3. Programming 1#

While data science is not about only computer programming, programming plays a central role in data science. It is not only the primary tool through which we will carry out our analyses in data science, it also is one of the engines of the field itself: advances in computer science and computer programming are at the heart of our ability to collect new (often enormous) datasets, store and manipulate those datasets, and use that data to understand and predict outcomes in the world. In the second half of this book we will use programming to build machine learning models that make predictions using data, but there’s a lot of valuable research we can conduct – and discoveries we can make – with much simpler models (and simpler code).
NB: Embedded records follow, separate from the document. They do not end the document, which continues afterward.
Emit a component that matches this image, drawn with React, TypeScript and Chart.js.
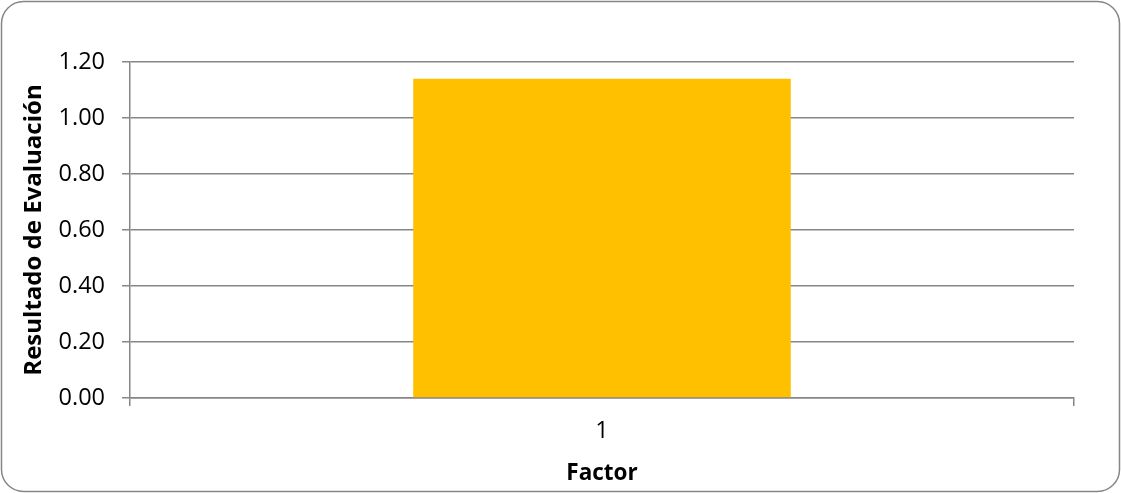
import React, { useEffect, useRef } from "react";
import { Chart, registerables } from "chart.js";

Chart.register(...registerables);

const categories = ["1"];
const values = [1.14];
const yTicks = [0, 0.2, 0.4, 0.6, 0.8, 1.0, 1.2];
const xTitle = "Factor";
const yTitle = "Resultado de Evaluación";

const FONT = "'Open Sans', Lato, sans-serif";
const GRID = "#868686";

const borderPlugin = {
  id: "roundBorder",
  afterDraw(chart: any) {
    const ctx = chart.ctx;
    ctx.save();
    ctx.strokeStyle = GRID;
    ctx.lineWidth = 1.5;
    ctx.beginPath();
    (ctx as any).roundRect(1.5, 1.5, chart.width - 3, chart.height - 3, 22);
    ctx.stroke();
    ctx.restore();
  },
};

export default function App() {
  const ref = useRef<HTMLCanvasElement | null>(null);
  useEffect(() => {
    if (!ref.current) return;
    const chart = new Chart(ref.current, {
      type: "bar",
      data: {
        labels: categories,
        datasets: [
          {
            data: values,
            backgroundColor: "#FFC000",
            borderWidth: 0,
            barPercentage: 0.4,
            categoryPercentage: 1,
          },
        ],
      },
      options: {
        animation: false,
        responsive: false,
        maintainAspectRatio: false,
        layout: { padding: { left: 16, right: 47, top: 62, bottom: 2 } },
        plugins: { legend: { display: false }, tooltip: { enabled: false } },
        scales: {
          x: {
            offset: true,
            grid: {
              display: true,
              offset: true,
              drawOnChartArea: false,
              drawTicks: true,
              tickLength: 8,
              color: GRID,
              lineWidth: 1.5,
            },
            border: { display: true, color: GRID, width: 1.5 },
            ticks: { font: { family: FONT, size: 23.5 }, color: "#000", padding: 11 },
            title: {
              display: true,
              text: xTitle,
              font: { family: FONT, size: 22.5, weight: "bold" },
              color: "#000",
            },
            afterFit(scale: any) {
              scale.height = 93;
            },
          },
          y: {
            min: 0,
            max: 1.2,
            afterBuildTicks(scale: any) {
              scale.ticks = yTicks.map((v) => ({ value: v }));
            },
            grid: { color: GRID, lineWidth: 1.5, tickLength: 8, drawTicks: true },
            border: { display: true, color: GRID, width: 1.5 },
            ticks: {
              font: { family: FONT, size: 23.5 },
              color: "#000",
              padding: 17,
              callback: (v: any) => Number(v).toFixed(2),
            },
            title: {
              display: true,
              text: yTitle,
              font: { family: FONT, size: 24, weight: "bold" },
              color: "#000",
            },
            afterFit(scale: any) {
              scale.width = 114;
            },
          },
        },
      },
      plugins: [borderPlugin],
    });
    return () => chart.destroy();
  }, []);
  return (
    <div style={{ position: "fixed", left: 0, top: 0, width: 1121, height: 493, background: "#fff" }}>
      <canvas ref={ref} width={1121} height={493} style={{ display: "block" }} />
    </div>
  );
}
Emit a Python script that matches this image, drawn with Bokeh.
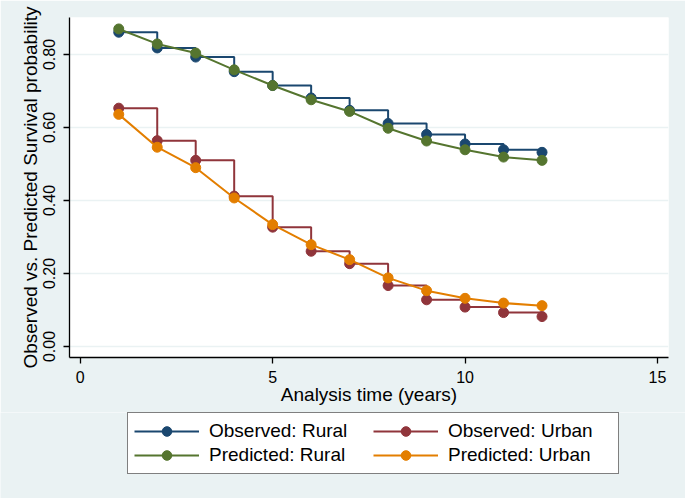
from bokeh.plotting import figure
from bokeh.layouts import column
from bokeh.models import Legend, LegendItem, FixedTicker, NumeralTickFormatter, Range1d
from bokeh.embed import file_html
from bokeh.resources import INLINE

# ---- data ----
years = [1, 2, 3, 4, 5, 6, 7, 8, 9, 10, 11, 12]
obs_rural = [0.861, 0.818, 0.793, 0.753, 0.715, 0.681, 0.647, 0.611, 0.581, 0.555, 0.539, 0.532]
pred_rural = [0.870, 0.829, 0.804, 0.758, 0.715, 0.676, 0.644, 0.598, 0.563, 0.539, 0.519, 0.510]
obs_urban = [0.653, 0.564, 0.510, 0.412, 0.327, 0.261, 0.227, 0.167, 0.128, 0.108, 0.093, 0.082]
pred_urban = [0.636, 0.546, 0.490, 0.407, 0.334, 0.279, 0.238, 0.188, 0.153, 0.132, 0.119, 0.112]
x_ticks = [0, 5, 10, 15]
y_ticks = [0.0, 0.2, 0.4, 0.6, 0.8]
labels = ["Observed: Rural", "Observed: Urban", "Predicted: Rural", "Predicted: Urban"]

BG = "#EAF2F3"
NAVY = "#1A476F"
MAROON = "#90353B"
GREEN = "#55752F"
ORANGE = "#E37E00"
FONT = "Liberation Sans"


def draw_series(fig):
    r = {}
    r["or"] = [fig.step(years, obs_rural, mode="after", line_color=NAVY, line_width=2),
               fig.scatter(years, obs_rural, size=10, fill_color=NAVY, line_color=NAVY)]
    r["ou"] = [fig.step(years, obs_urban, mode="after", line_color=MAROON, line_width=2),
               fig.scatter(years, obs_urban, size=10, fill_color=MAROON, line_color=MAROON)]
    r["pr"] = [fig.line(years, pred_rural, line_color=GREEN, line_width=2),
               fig.scatter(years, pred_rural, size=10, fill_color=GREEN, line_color=GREEN)]
    r["pu"] = [fig.line(years, pred_urban, line_color=ORANGE, line_width=2),
               fig.scatter(years, pred_urban, size=10, fill_color=ORANGE, line_color=ORANGE)]
    return r


# ---- main plot ----
p = figure(width=685, height=412, output_backend="svg", toolbar_location=None,
           x_range=Range1d(-0.28, 15.287), y_range=Range1d(-0.0301, 0.9014),
           min_border_left=69, min_border_right=17, min_border_top=17, min_border_bottom=55)
p.background_fill_color = "white"
p.border_fill_color = BG
p.outline_line_color = None
draw_series(p)

p.xaxis.ticker = FixedTicker(ticks=x_ticks)
p.yaxis.ticker = FixedTicker(ticks=y_ticks)
p.yaxis.formatter = NumeralTickFormatter(format="0.00")
p.yaxis.major_label_orientation = "vertical"
for ax in (p.xaxis, p.yaxis):
    ax.axis_line_color = "black"
    ax.axis_line_width = 1.3
    ax.major_tick_line_color = "black"
    ax.major_tick_line_width = 1.3
    ax.major_tick_out = 6
    ax.major_tick_in = 0
    ax.minor_tick_line_color = None
    ax.major_label_text_font = FONT
    ax.major_label_text_font_size = "16px"
    ax.major_label_text_color = "black"
    ax.axis_label_text_font = FONT
    ax.axis_label_text_font_size = "19px"
    ax.axis_label_text_font_style = "normal"
    ax.axis_label_text_color = "black"
p.xaxis.axis_label = "Analysis time (years)"
p.yaxis.axis_label = "Observed vs. Predicted Survival probability"
p.xaxis.major_label_standoff = 7
p.xaxis.axis_label_standoff = -2
p.yaxis.major_label_standoff = 8
p.yaxis.axis_label_standoff = 0

p.xgrid.grid_line_color = None
p.ygrid.grid_line_color = BG
p.ygrid.grid_line_width = 1.5

# ---- legend strip (same series, kept out of its view so only the key shows) ----
leg = figure(width=685, height=86, output_backend="svg", toolbar_location=None,
             x_range=Range1d(-20, -10), y_range=Range1d(-20, -10),
             min_border_left=0, min_border_right=0, min_border_top=0, min_border_bottom=0)
leg.frame_align = False
leg.background_fill_color = BG
leg.border_fill_color = BG
leg.outline_line_color = None
leg.axis.visible = False
leg.grid.visible = False
lr = draw_series(leg)

legend = Legend(items=[
    LegendItem(label=labels[0], renderers=lr["or"]),
    LegendItem(label=labels[1], renderers=lr["ou"]),
    LegendItem(label=labels[2], renderers=lr["pr"]),
    LegendItem(label=labels[3], renderers=lr["pu"]),
], orientation="horizontal", ncols=2, location=(127, 24))
legend.label_text_font = FONT
legend.label_text_font_size = "19px"
legend.label_text_color = "black"
legend.border_line_color = "black"
legend.border_line_width = 1
legend.background_fill_color = "white"
legend.background_fill_alpha = 1
legend.padding = 6
legend.spacing = 0
legend.margin = 0
legend.glyph_width = 65
legend.glyph_height = 24
legend.label_height = 24
legend.label_width = 164
legend.label_standoff = 10
leg.add_layout(legend, "center")

layout = column(p, leg, spacing=0)
open("out.html", "w").write(file_html(layout, INLINE))
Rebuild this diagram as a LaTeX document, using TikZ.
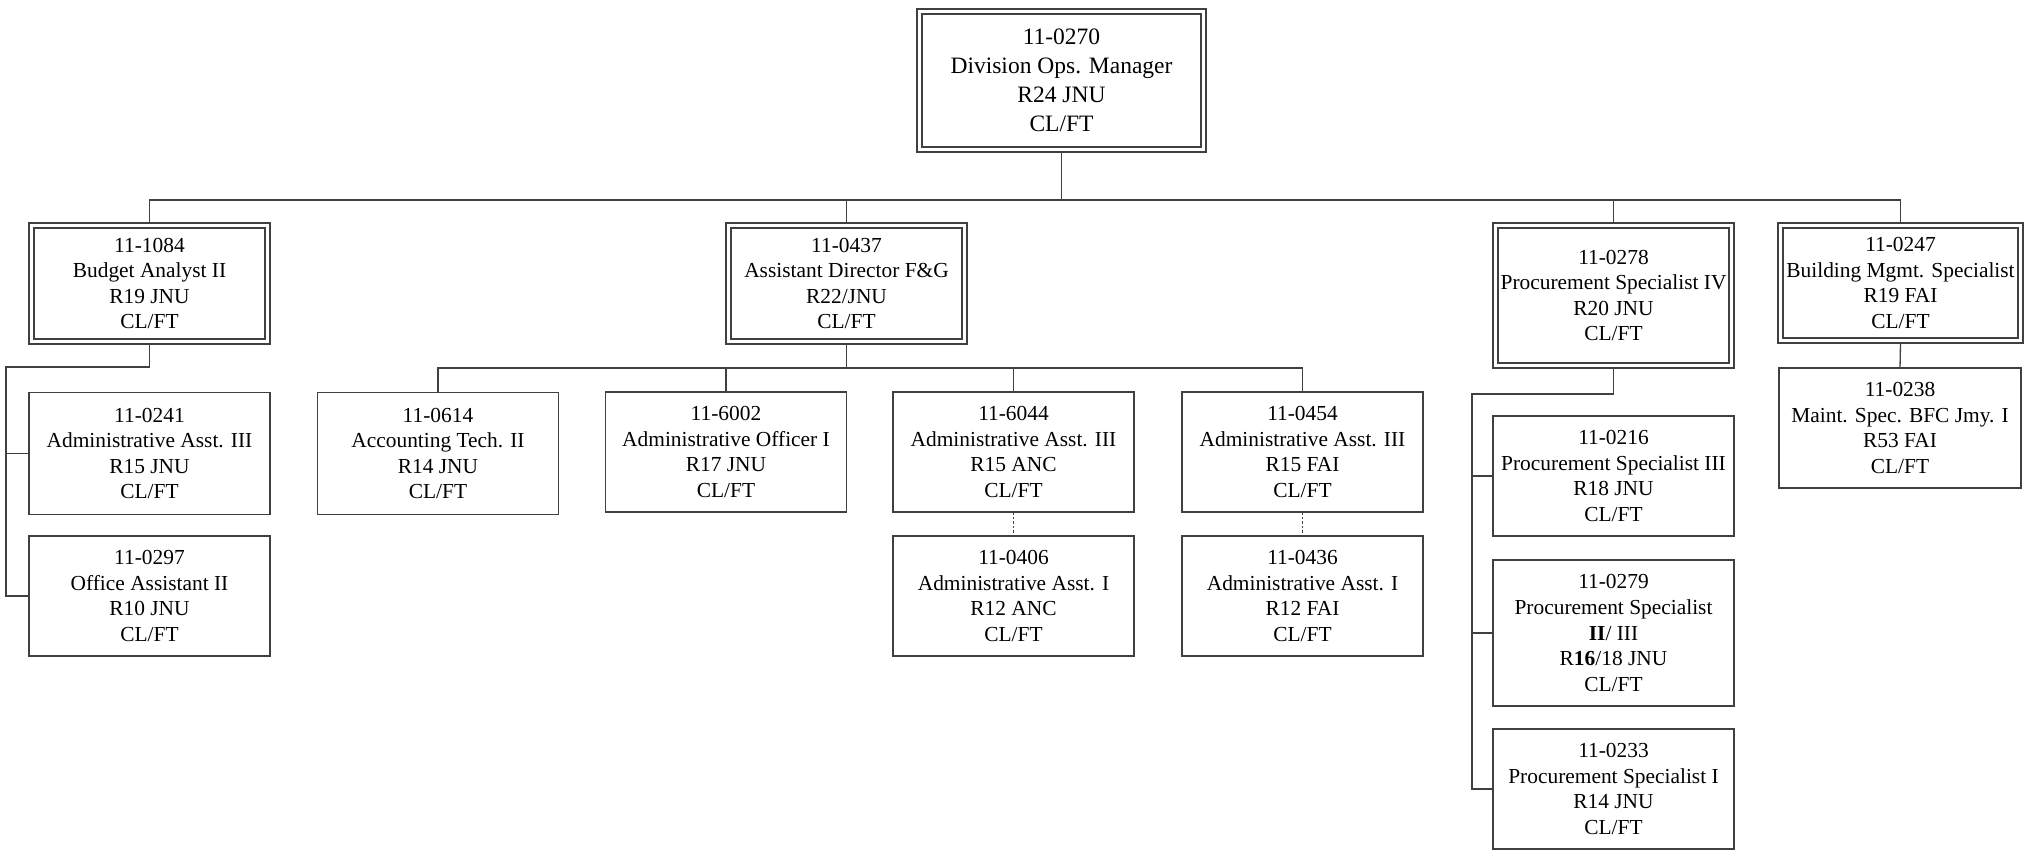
\documentclass[tikz,border=0pt]{standalone}
\usepackage{fontspec}
\setmainfont{Liberation Serif}
\usetikzlibrary{positioning}

\begin{document}
\begin{tikzpicture}[x=0.5pt, y=-0.5pt,
  every node/.style={align=center, inner sep=0pt},
  post/.style={draw=black!75, line width=0.65pt, fill=white, minimum width=120.5pt, minimum height=60pt,
    font=\fontsize{10.7pt}{12.8pt}\selectfont},
  lead/.style={draw=black!75, line width=0.6pt, double=white, double distance=1.9pt, outer sep=1.25pt,
    minimum width=118pt, minimum height=58pt, font=\fontsize{10.7pt}{12.8pt}\selectfont},
  link/.style={draw=black!75, line width=0.65pt},
  dotlink/.style={draw=black!75, line width=0.6pt, dash pattern=on 1.2pt off 1pt}]
\useasboundingbox (0,0) rectangle (2032,850);

% top
\node (top) [lead, minimum width=142pt, minimum height=69pt, font=\fontsize{11.75pt}{14.5pt}\selectfont] at (1061.5,80.5) {11-0270\\Division Ops. Manager\\R24 JNU\\CL/FT};

% second row
\node (budget) [lead] at (149.5,283.5) {11-1084\\Budget Analyst II\\R19 JNU\\CL/FT};
\node (asst) [lead] at (846.5,283.5) {11-0437\\Assistant Director F\&G\\R22/JNU\\CL/FT};
\node (procIV) [lead, minimum height=70pt] at (1613.5,295.5) {11-0278\\Procurement Specialist IV\\R20 JNU\\CL/FT};
\node (building) [lead, minimum width=120pt, minimum height=57.5pt] at (1900.5,283) {11-0247\\Building Mgmt. Specialist\\R19 FAI\\CL/FT};

% budget staff
\node (o0241) [post, minimum height=61pt] at (149.5,453.5) {11-0241\\Administrative Asst. III\\R15 JNU\\CL/FT};
\node (o0297) [post] at (149.5,596) {11-0297\\Office Assistant II\\R10 JNU\\CL/FT};

% assistant director staff
\node (o0614) [post, minimum height=61pt] at (438,453.5) {11-0614\\Accounting Tech. II\\R14 JNU\\CL/FT};
\node (o6002) [post] at (726,452) {11-6002\\Administrative Officer I\\R17 JNU\\CL/FT};
\node (o6044) [post] at (1013.5,452) {11-6044\\Administrative Asst. III\\R15 ANC\\CL/FT};
\node (o0406) [post] at (1013.5,596) {11-0406\\Administrative Asst. I\\R12 ANC\\CL/FT};
\node (o0454) [post] at (1302.5,452) {11-0454\\Administrative Asst. III\\R15 FAI\\CL/FT};
\node (o0436) [post] at (1302.5,596) {11-0436\\Administrative Asst. I\\R12 FAI\\CL/FT};

% procurement staff
\node (o0216) [post] at (1613.5,476) {11-0216\\Procurement Specialist III\\R18 JNU\\CL/FT};
\node (o0279) [post, minimum height=73pt] at (1613.5,633) {11-0279\\Procurement Specialist\\\textbf{II}/ III\\R\textbf{16}/18 JNU\\CL/FT};
\node (o0233) [post] at (1613.5,789) {11-0233\\Procurement Specialist I\\R14 JNU\\CL/FT};

% building staff
\node (o0238) [post, minimum width=121pt] at (1900,428) {11-0238\\Maint. Spec. BFC Jmy. I\\R53 FAI\\CL/FT};

\coordinate (topbus) at (0,200);
\coordinate (asstbus) at (0,368);
\coordinate (budspine) at (6,367);
\coordinate (procspine) at (1472,394);

\draw[link] (top.south) -- (top.south |- topbus);
\draw[link] (budget.north) |- (topbus -| building.north) -- (building.north);
\draw[link] (asst.north) -- (asst.north |- topbus);
\draw[link] (procIV.north) -- (procIV.north |- topbus);

\draw[link] (budget.south) |- (budspine) |- (o0297.west);
\draw[link] (budspine |- o0241.west) -- (o0241.west);

\draw[link] (asst.south) -- (asst.south |- asstbus);
\draw[link] (o0614.north) |- (asstbus -| o0454.north) -- (o0454.north);
\draw[link] (o6002.north) -- (o6002.north |- asstbus);
\draw[link] (o6044.north) -- (o6044.north |- asstbus);
\draw[dotlink] (o6044.south) -- (o0406.north);
\draw[dotlink] (o0454.south) -- (o0436.north);

\draw[link] (procIV.south) |- (procspine) |- (o0233.west);
\draw[link] (procspine |- o0216.west) -- (o0216.west);
\draw[link] (procspine |- o0279.west) -- (o0279.west);

\draw[link] (building.south) -- (o0238.north);
\end{tikzpicture}
\end{document}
In this chapter we’ll first briefly introduce you to what a program is, offer a broad lens on how programming works, and provide a bit of background on the Python programming language and why we have chosen to use it in this book rather than other languages.

That said, this is not exclusively a programming book or course, so we’ll keep all of this rather high-level. From there, we’ll get right into essential programming concepts that will provide the backbone for our data science coding to come:

  • Building blocks, including arithmetic, naming, built-in functions

  • Data types, including individual values and sequences

  • Libraries, which allow us to build in additional functions for more advanced data science techniques

  • Tables, which will be the primary format by which we store and manipulate data

As with many things in life, one of the best ways to get better at programming is to do it. We’ll offer example code in this chapter, and we encourage you to open a Jupyter notebook (or another preferred interface, if you have one) and practice the code alongside us. This will sound pedantic, but especially at these early stages, we encourage you to actually type out rather than copy/paste the code. In our experience, actually writing rather than just reading code is very helpful for developing intuition for what’s going on in each line.

We also strongly recommend that you experiment with the code as you go. Wondering what happens if you, say, remove a parentheses from a line of code? Want to know if a particular technique works for words as well as numbers? Try it out! While of course we will teach you the fundamentals, principles, rules, and even aesthetics (art alert!) of “good” coding, we will regularly emphasize the importance of:

  • Conducting your own trial-and-error tests for de-bugging and troubleshooting your programs

  • Consulting formal and informal Python documentation to understand how to do something and how it works

  • Learning to write code on your own, including from scratch, but (far more often), cobbling together other snippets of code created by others (with attribution, where appropriate)

In our own experience as coders, one of the most useful skills to learn when coding is how to learn how to code.

This is something of a controversial perspective among our students who simply want to be told what to type, but being able to figure out how to use, adapt, and/or generate novel code is essential for success in data science. Whether you go into industry, research, government, or wherever, you’ll always encounter new datasets, new types of problems, and new techniques. Being able to grapple with all of these on your own will set you apart from other data scientists.

Our goal by the end of this book is to equip you not just to write, execute, de-bug, and understand the code we give you (and we’ll give you lots!), but also to go out and find, adapt, and/or figure out how to write new code to address data science challenges and questions you’ll encounter during the rest of your life.